Late March/April will be great. Cold nights, coolish days. The Junkie is right about everything, I've come to learn that over the years. Napa is very crowded, almost all charge for tastings, the driving is crazy, even the mid week tasters are plentiful. Sonoma is much more laid back with less of the "aire". My secret weapon for out of towners (everyone but Jay stop reading...) is River Road to the West of Santa Rosa. Great wines and real nice folks. Topolos, Hop Kiln, Davis Bynum, Belvedere, Mark West, Rabbit Ridge... It's a nice change from the Valley and even Sonoma.

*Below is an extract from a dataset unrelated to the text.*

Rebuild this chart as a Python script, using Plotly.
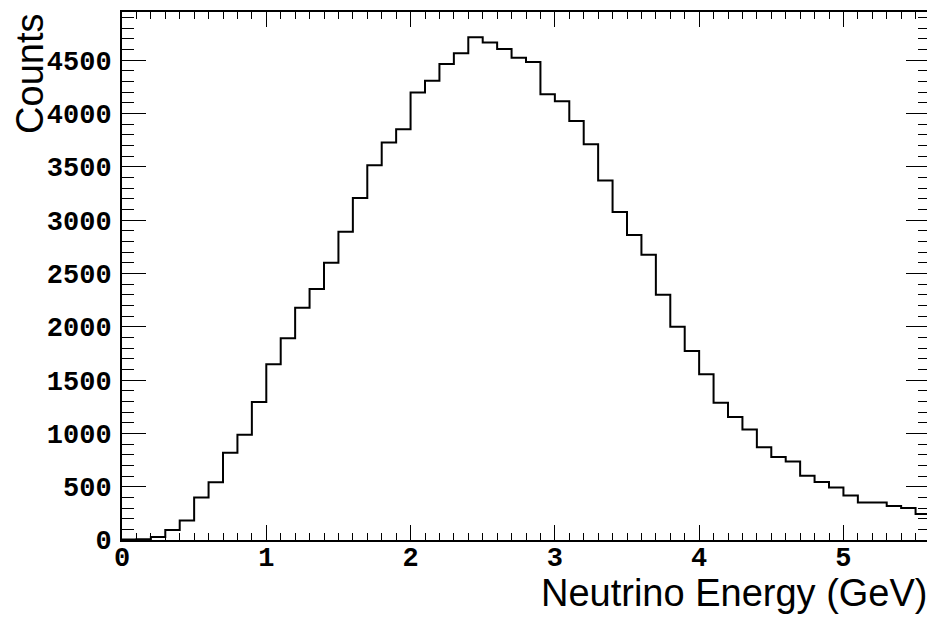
import numpy as np
import plotly.graph_objects as go

# Histogram: neutrino energy, 56 bins of 0.1 GeV from 0 to 5.6
bin_low = 0.0
bin_width = 0.1
counts = [5, 8, 27, 94, 184, 398, 542, 819, 987, 1294,
          1649, 1893, 2177, 2355, 2599, 2890, 3207, 3515, 3729, 3853,
          4197, 4308, 4465, 4565, 4716, 4666, 4605, 4522, 4482, 4181,
          4114, 3930, 3712, 3371, 3077, 2860, 2676, 2301, 2000, 1773,
          1555, 1288, 1154, 1037, 870, 779, 736, 602, 545, 492,
          418, 351, 351, 318, 301, 244]

x_tick_vals = [0, 1, 2, 3, 4, 5]
x_tick_text = ["0", "1", "2", "3", "4", "5"]
y_tick_vals = [0, 500, 1000, 1500, 2000, 2500, 3000, 3500, 4000, 4500]
y_tick_text = [str(v) for v in y_tick_vals]

x_title = "Neutrino Energy (GeV)"
y_title = "Counts"

n = len(counts)
edges = bin_low + bin_width * np.arange(n + 1)
step_y = list(counts) + [counts[-1]]
x_max = float(edges[-1])
y_max = 1.05 * max(counts)

fig = go.Figure()
fig.add_trace(go.Scatter(
    x=edges, y=step_y, mode="lines", line_shape="hv",
    line=dict(color="black", width=2), showlegend=False, hoverinfo="skip"))

tick_font = dict(family="Liberation Mono", size=27, color="black", weight="bold")

# page body has an 8px default margin, so the figure is sized to fit the window
fig.update_layout(
    width=927, height=612,
    margin=dict(l=114, r=5, t=4, b=80),
    paper_bgcolor="white", plot_bgcolor="white",
    xaxis=dict(range=[0, x_max], tickvals=x_tick_vals, ticktext=x_tick_text,
               ticks="inside", ticklen=15, tickwidth=1, tickcolor="black",
               showline=True, linecolor="black", linewidth=2, mirror="ticks",
               showgrid=False, zeroline=False, tickfont=tick_font, automargin=False,
               ticklabelstandoff=-8,
               minor=dict(dtick=0.1, tick0=0, ticks="inside", ticklen=7,
                          tickwidth=1, tickcolor="black", showgrid=False)),
    yaxis=dict(range=[0, y_max], tickvals=y_tick_vals, ticktext=y_tick_text,
               ticks="inside", ticklen=24, tickwidth=1, tickcolor="black",
               showline=True, linecolor="black", linewidth=2, mirror="ticks",
               showgrid=False, zeroline=False, tickfont=tick_font, automargin=False,
               ticklabelstandoff=3,
               minor=dict(dtick=100, tick0=0, ticks="inside", ticklen=12,
                          tickwidth=1, tickcolor="black", showgrid=False)),
    annotations=[
        dict(text=x_title, xref="paper", yref="paper", x=1.0, y=-0.056,
             xanchor="right", yanchor="top", showarrow=False,
             font=dict(family="Liberation Sans", size=38, color="black")),
        dict(text=y_title, xref="paper", yref="paper", x=-0.114, y=1.0,
             xanchor="center", yanchor="top", showarrow=False, textangle=-90,
             font=dict(family="Liberation Sans", size=38, color="black")),
    ],
)

fig.write_html("out.html")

I can see the attaction with saving $300 on the tickets but 280 is the major commute corridor connecting the Pennisula/SF with Silicon Valley. Getting and 11:30 flight would but you in the thick of the commute. It isn't as bad now as the go-go 90s but it's still pretty bad. The other nasty zone is 101 south through Marin. You connect in Novato from 37 and you want to be through Marin by 7 or the traffic gets real nasty. It will be a great trip but some early driving.


----------



## Jayhawk (Feb 8, 2005)

*how far from Napa to Sonoma?*



Fogdweller said:


> The Junkie is right about everything, I've come to learn that over the years. Napa is very crowded, almost all charge for tastings, the driving is crazy, even the mid week tasters are plentiful. Sonoma is much more laid back with less of the "aire". My secret weapon for out of towners (everyone but Jay stop reading...) is River Road to the West of Santa Rosa. Great wines and real nice folks. Topolos, Hop Kiln, Davis Bynum, Belvedere, Mark West, Rabbit Ridge... It's a nice change from the Valley and even Sonoma.
> 
> .


A B&B in downtown Napa comes highly recommended from a friend at work, so we're probably going to stay there. How difficult is it to stay in Napa and drive over to Sonoma to the wineries you mentioned?


----------



## Rushfan (Apr 20, 2003)

Jayhawk said:


> A B&B in downtown Napa comes highly recommended from a friend at work, so we're probably going to stay there. How difficult is it to stay in Napa and drive over to Sonoma to the wineries you mentioned?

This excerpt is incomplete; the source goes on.